MAY BRINGS SUNSHINE AND BLOSSOM TO DERBYSHIRE. AND CYCLISTS. You can’t move at the moment for straining buttocks, heaving thighs and bulging calves bent on gaining a summit without getting off and milking it.
Middle-aged men in Lycra love our hilly landscape. One MAMIL I know has some spectacular bicycling outfits including a Union Jack in clinging Lycra. He sported it when the Queen last came to Derbyshire and what she made of it is anyone’s guess. My brother is also cycling-mad and in six years has gone from being plump with a reasonable head of hair to skinny and completely bald. Perhaps it’s the helmets.
I had little thought of joining these nyloned knights of the road until the last school holidays. They were so long that one day, in desperation, I found myself marching the children down to the local bike shop and blowing a fortune on a couple of the latest models complete with some of the trimmings (one can never get them all, they are infinite).
In the back of my mind were memories of my own childhood in West Yorkshire. My brother and I spent vacations cycling round Sowerby Bridge and Luddendenfoot to visit our grandmother. Besides teaching us self-reliance and familiarising us with amazing place names, our exertions had the much more important advantage, from the parental point of view, of making us exhausted and keen to go to bed early.
Needless to say, my mother and father never cycled with us. But that was not an option for me. The end of our drive emerges on to a steep bend and the children have limited road sense. I brushed the cobwebs from my mountain bike, pumped up my tyres and struggled after them up Thigh-Buster Hill, bitterly regretting the whole enterprise.
But then we found ourselves on the moortop in the sunshine, along with ospreys, larks and an enormous buzzard. Then came the long, glorious descent into Beeley, followed by the run along the flat and through deer-studded Chatsworth park. While I’m ruling out Union Jack Lycra, I might get into this cycling thing after all.

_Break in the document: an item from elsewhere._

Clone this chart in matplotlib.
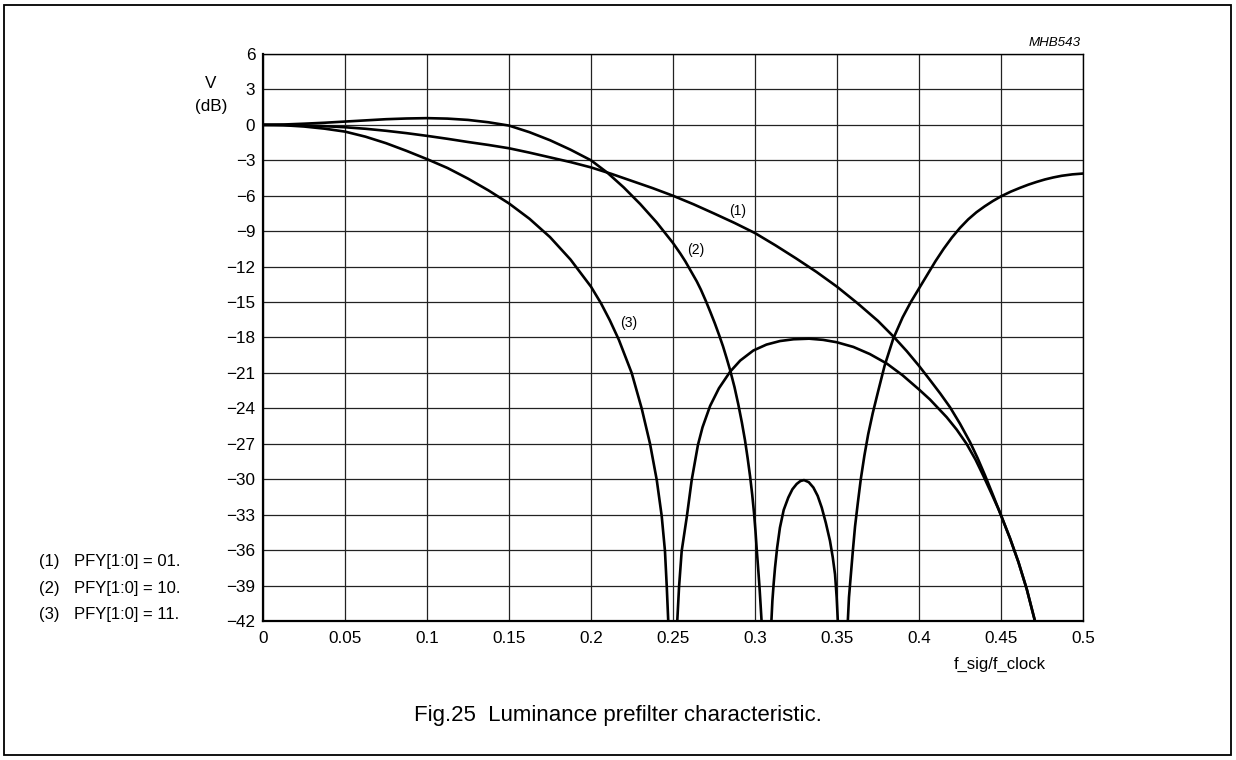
import matplotlib
matplotlib.use("Agg")
import matplotlib.pyplot as plt
from matplotlib.patches import Rectangle

plt.rcParams['font.family'] = ['Liberation Sans', 'DejaVu Sans']

# curve (1): PFY[1:0] = 01
c1_x = [0, 0.0125, 0.025, 0.0375, 0.05, 0.0625, 0.075, 0.0875, 0.1, 0.1125, 0.125, 0.1375,
        0.15, 0.1625, 0.175, 0.1875, 0.2, 0.2125, 0.225, 0.2375, 0.25, 0.2625, 0.275, 0.2875,
        0.3, 0.3125, 0.325, 0.3375, 0.35, 0.3625, 0.375, 0.3843, 0.3925, 0.4, 0.4067, 0.413,
        0.4189, 0.425, 0.4311, 0.4357, 0.4402, 0.445, 0.45, 0.4555, 0.4606, 0.4657, 0.4707]
c1_y = [0, -0.01, -0.05, -0.11, -0.2, -0.33, -0.5, -0.7, -0.93, -1.18, -1.45, -1.7,
        -1.98, -2.35, -2.75, -3.15, -3.6, -4.15, -4.75, -5.35, -6.0, -6.72, -7.5, -8.3,
        -9.16, -10.2, -11.3, -12.45, -13.7, -15.1, -16.6, -17.9, -19.15, -20.4, -21.6, -22.75,
        -23.9, -25.3, -26.85, -28.2, -29.65, -31.3, -33.05, -35.0, -37.0, -39.3, -42]

# curve (2): PFY[1:0] = 10, three lobes
c2a_x = [0, 0.0125, 0.025, 0.0375, 0.05, 0.0625, 0.075, 0.0875, 0.1, 0.1125, 0.125, 0.1375,
         0.15, 0.1625, 0.175, 0.1875, 0.2, 0.21, 0.22, 0.23, 0.24, 0.25, 0.2545, 0.2575, 0.261,
         0.2645, 0.267, 0.27, 0.2728, 0.2755, 0.278, 0.2805, 0.2827, 0.2848, 0.2875, 0.2898,
         0.292, 0.2939, 0.2955, 0.297, 0.2983, 0.2994, 0.3003, 0.301, 0.3019, 0.3027, 0.3034,
         0.304]
c2a_y = [0, 0.03, 0.1, 0.18, 0.28, 0.38, 0.48, 0.54, 0.57, 0.53, 0.42, 0.22,
         -0.06, -0.62, -1.3, -2.1, -3.0, -4.05, -5.3, -6.7, -8.25, -10.0, -10.9, -11.55, -12.4,
         -13.25, -13.95, -14.9, -15.85, -16.8, -17.75, -18.75, -19.75, -20.75, -22.2, -23.65,
         -25.2, -26.7, -28.2, -29.75, -31.3, -32.85, -34.4, -35.85, -37.5, -39.05, -40.6,
         -42]
c2b_x = [0.31, 0.3106, 0.3114, 0.3122, 0.3135, 0.3152, 0.3175, 0.3203, 0.3228, 0.3254, 0.3277,
         0.3299, 0.3328, 0.3356, 0.3382, 0.3407, 0.3432, 0.3457, 0.3474, 0.3488, 0.3498, 0.3505]
c2b_y = [-42, -40.3, -38.8, -37.5, -35.8, -34.1, -32.6, -31.55, -30.85, -30.4, -30.15,
         -30.07, -30.25, -30.7, -31.4, -32.4, -33.7, -35.2, -36.6, -38.05, -40.0, -42]
c2c_x = [0.3566, 0.3573, 0.3585, 0.3597, 0.361, 0.3627, 0.3645, 0.3667, 0.369, 0.3718, 0.375,
         0.379, 0.3843, 0.39, 0.395, 0.4, 0.405, 0.41, 0.415, 0.42, 0.425, 0.43, 0.435,
         0.44, 0.445, 0.45, 0.456, 0.4616, 0.4667, 0.4717, 0.4768, 0.4819, 0.487, 0.4935, 0.5]
c2c_y = [-42, -40, -38, -36, -34, -32, -30, -28, -26.2, -24.4, -22.6,
         -20.4, -18.1, -16.3, -15.0, -13.85, -12.7, -11.55, -10.5, -9.55, -8.72, -8.0, -7.4,
         -6.9, -6.45, -6.05, -5.65, -5.33, -5.06, -4.83, -4.62, -4.45, -4.31, -4.19, -4.12]

# curve (3): PFY[1:0] = 11, two lobes
c3a_x = [0, 0.0125, 0.025, 0.0375, 0.05, 0.0625, 0.075, 0.0875, 0.1, 0.1125, 0.125, 0.1375,
         0.15, 0.1625, 0.175, 0.1875, 0.2, 0.206, 0.2115, 0.217, 0.2248, 0.2309, 0.236,
         0.2401, 0.2431, 0.2451, 0.2462, 0.2471]
c3a_y = [0, -0.03, -0.14, -0.32, -0.57, -1.0, -1.55, -2.2, -2.9, -3.65, -4.55, -5.55,
         -6.65, -7.95, -9.5, -11.4, -13.7, -15.08, -16.55, -18.2, -21.0, -24.0, -27.0,
         -30.07, -33.1, -36.07, -39.1, -42]
c3b_x = [0.2526, 0.2537, 0.2553, 0.2585, 0.2614, 0.2652, 0.268, 0.2726, 0.278, 0.2848, 0.291,
         0.299, 0.307, 0.3152, 0.3235, 0.333, 0.3415, 0.3498, 0.36, 0.37, 0.3803, 0.39, 0.4,
         0.4067, 0.4169, 0.423, 0.429, 0.4345, 0.4392, 0.444, 0.4487, 0.45, 0.4555, 0.4606,
         0.4657, 0.4707]
c3b_y = [-42, -39.1, -36.07, -33.1, -30.07, -27.1, -25.6, -23.8, -22.3, -20.9, -19.95,
         -19.1, -18.6, -18.3, -18.15, -18.1, -18.2, -18.4, -18.8, -19.4, -20.2, -21.2, -22.4,
         -23.25, -24.75, -25.8, -27.0, -28.35, -29.7, -31.15, -32.6, -33.05, -35.0, -37.0,
         -39.3, -42]

x_ticks = [0, 0.05, 0.1, 0.15, 0.2, 0.25, 0.3, 0.35, 0.4, 0.45, 0.5]
x_tick_labels = ['0', '0.05', '0.1', '0.15', '0.2', '0.25', '0.3', '0.35', '0.4', '0.45', '0.5']
y_ticks = list(range(-42, 7, 3))
y_tick_labels = [str(v).replace('-', '\u2212') for v in y_ticks]

legend_nums = ['(1)', '(2)', '(3)']
legend_texts = ['PFY[1:0] = 01.', 'PFY[1:0] = 10.', 'PFY[1:0] = 11.']

fig = plt.figure(figsize=(12.36, 7.6), dpi=100)
ax = fig.add_axes([263 / 1236, 139 / 760, 820 / 1236, 567 / 760])

lw = 1.9
curves = [(c1_x, c1_y), (c2a_x, c2a_y), (c2b_x, c2b_y), (c2c_x, c2c_y),
          (c3a_x, c3a_y), (c3b_x, c3b_y)]
for xs, ys in curves:
    ax.plot(xs, ys, color='black', lw=lw, solid_joinstyle='round')

ax.set_xlim(0, 0.5)
ax.set_ylim(-42, 6)
ax.set_xticks(x_ticks)
ax.set_xticklabels(x_tick_labels)
ax.set_yticks(y_ticks)
ax.set_yticklabels(y_tick_labels)
ax.tick_params(length=0, labelsize=12.3)
ax.tick_params(axis='x', pad=7)
ax.tick_params(axis='y', pad=5.5)
ax.grid(True, color='#222222', lw=0.9)
for s in ['left', 'bottom']:
    ax.spines[s].set_linewidth(1.6)
for s in ['top', 'right']:
    ax.spines[s].set_linewidth(1.0)

# curve labels
ax.text(0.2892, -7.3, '(1)', fontsize=10, ha='center', va='center')
ax.text(0.264, -10.6, '(2)', fontsize=10, ha='center', va='center')
ax.text(0.2232, -16.8, '(3)', fontsize=10, ha='center', va='center')

fig.text(211 / 1236, 1 - 84 / 760, 'V', fontsize=12.3, ha='center', va='center')
fig.text(211 / 1236, 1 - 106 / 760, '(dB)', fontsize=12.3, ha='center', va='center')
fig.text(1081 / 1236, 1 - 42.5 / 760, 'MHB543', fontsize=9.6, style='italic', ha='right', va='center')
fig.text(1000 / 1236, 1 - 664 / 760, 'f_sig/f_clock', fontsize=12, ha='center', va='center')
fig.text(618 / 1236, 1 - 716 / 760, 'Fig.25  Luminance prefilter characteristic.', fontsize=16,
         ha='center', va='center')

for i in range(3):
    yy = 1 - (561.7 + 26.6 * i) / 760
    fig.text(39 / 1236, yy, legend_nums[i], fontsize=12, ha='left', va='center')
    fig.text(74 / 1236, yy, legend_texts[i], fontsize=12, ha='left', va='center')

fig.add_artist(Rectangle((4 / 1236, 5 / 760), 1227 / 1236, 750 / 760, transform=fig.transFigure,
                         fill=False, edgecolor='black', lw=1.3))

fig.savefig('out.png', dpi=100)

My husband grew up in a tiny West Country village and as we were passing near recently we decided to drop in. The string of houses along a lane was, in Jon’s day, a pretty, if unexceptional place. No-one – apart from the exciting Seventies author who lived in the manor and drove Morgans – was rich. Otherwise there was little financial or social difference between the village’s private dwellings and those in the ‘council houses’.
The heart of the village was and is the thatched pub into which we had booked ourselves for the night. Jon and his brothers, when small boys, used to nip down here and buy sweets through a hatch.
Here, too, it was that my father-in-law, a Scot with an eye for a bargain, bought some Jersey cow’s livers from a local farmer as food for the family Labrador. A sack of slimy offal duly arrived, which Jon was forced to spend several hot summer days cooking in a borrowed boiler. The pigment turned the dog bright orange and my husband has hated liver ever since.
Following this high point in its existence the pub closed and for some years went to rack and ruin. It was recently rescued by a collective of locals who have restored it to some distance beyond its former glory. What used to be spit and sawdust is now a sage-and-beige gastropub.
As we entered, a fearful front-of-house blonde, boho-chic to the fingertips in her Sweaty Betty trackpants, looked at us over her power-glasses as if we were something nasty on her Converses.
“Shut the door!” she barked before resuming a conversation with an old lady so grand she made the late Queen Mother look common. Only after she had swept out did Sweaty Betty take us to our expensive, tasteful rooms and hector us on the complex key protocol. It was all rather terrifying.
Nor was it an isolated incident. Our walk through the village next morning was accompanied by the Ocado van seeking out the locale’s Waitrose Onliners. A plutocrat in a shiny car turned into the drive of an under-construction oligarch mansion. By way of contrast, the formerly neat ‘council houses’ seemed to have become exaggeratedly scruffy, as if in defiance as well as acknowledgement of a yawning social gap. Things had changed.
And nowhere more so than at my husband’s former home along the lane. The house, formerly ‘High Croft’, was now something else altogether. The shiny new sign stood by the garden entrance; hidden in the rubble at its base were two broken, rotting bits of wood. Jon saw painted letters and recognised the ‘HI’ and ‘FT’ of the old house name. It was like the ‘Rosebud’ moment in Citizen Kane.